Evin bölümlerini dolaşırken duvarların fotoğraflar, belgeler ve süs eşyalarıyla donatıldığı dikkatimi çekti. Fotoğraflardan birinde Hiltrud´u yetiştiren ailesinin çiftliğinin görünümü vardı. Bahçedeki tek katlı ve uzun bir yapının önünde hayvanlar, işleriyle uğraşan insanlar vardı. Bu sahneyi görünce birden aklıma Bern´de tanıştığım ve hemen ısındığım sevgideğer Selim Göl´ün paylaştığı bir konu geldi. Değerli çocuk eğitimcisi Hiltrud´un ve yeni kaybettiği Walter´in bu güzel donatılmış ve anılarla yüklü evlerinde birden bu konuyu hatırlamam anlamsız gelebilir belki ama çiftlik fotoğrafının çağrıştırdığını söyleyebilirim.  Adana´dan İsviçre´ye politik mülteci olarak gelip burada çoluk çocuğa karışan Selim, Bern´de birlikte çalıştığı Hans Bieri´den öğrendiği çarpıcı bir gerçeği dile getirmişti. “Özgürlükler ülkesi” olarak bilinen İsviçre´de, 1974´e kadar süren “köle çocuk” sisteminin uygulanmasını büyük bir çelişki olarak belirtmişti. Kimsesiz, bakıcısız kalan çocukların kilise aracılığıyla çiftlik sahiplerine –toprak ağalarına- verildiğini, oralarda köle muamelesi gören çocukların büyük dramlarının anlatıldığını vurgulayan Selim, bizlere sevimlileştirilerek kitaplar ve çizgi filmlerle anlatılan Heidi´nin de bu çocuklardan biri olduğunu söylemişti. “Verdingkinder”, yani “sözleşmeliçocuk” anlamına gelen bu sistem sayesinde İsviçre´de çocuk emeği üzerinden derebeylerin zenginleştiğinin altını da çizmişti. Hans Bieri´nin de bu çocuklardan biri olarak, çocukluğunda yaşadığı o büyük travmayı hâlâ atlatamadığını belirtmişti.

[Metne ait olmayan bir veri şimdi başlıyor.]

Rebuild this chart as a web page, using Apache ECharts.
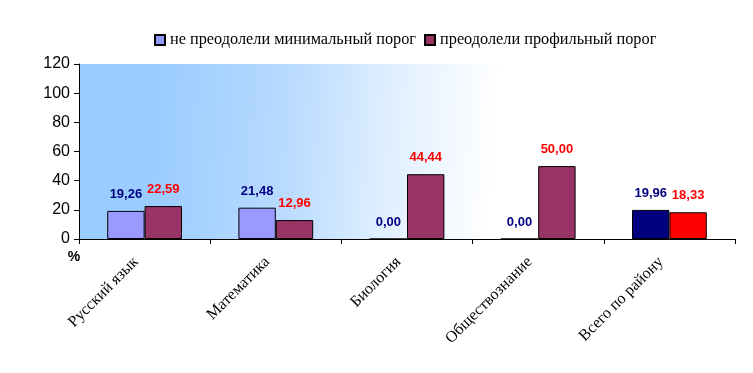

Bunları hatırlayınca aklıma Makarenko ve kurduğu Gorki Toplulukları geldi. Şiddete, suça bulaşmış çocukların sosyalizme kazandırılmasında çok önemli bir eğitim deneyimi kazandıran Makarenko´yu Hiltrud´a sorduğumda, bu adı duymadığını söyledi. Alman eğitimcilerin başka ülkelerdeki deneyimlerden habersiz olmaları dikkatimi çekti doğrusu.

Çok eski ahşapla donatılmış bu güzel evin değişik bölümlerinde fotoğraflar çekildik, çektik. Hiltrud ve Walter´in anılarıyla zenginleşmiş bu evde Mehmet´le birlikte iz bırakarak ayrıldığımızı, kapıda bize sarılarak uğurlayan Hiltrud´un ışıldayan gözlerinden okuduğumu söyleyebilirim. Yaşam, biraz da demlenmiş anı ve izlenimler değil midir?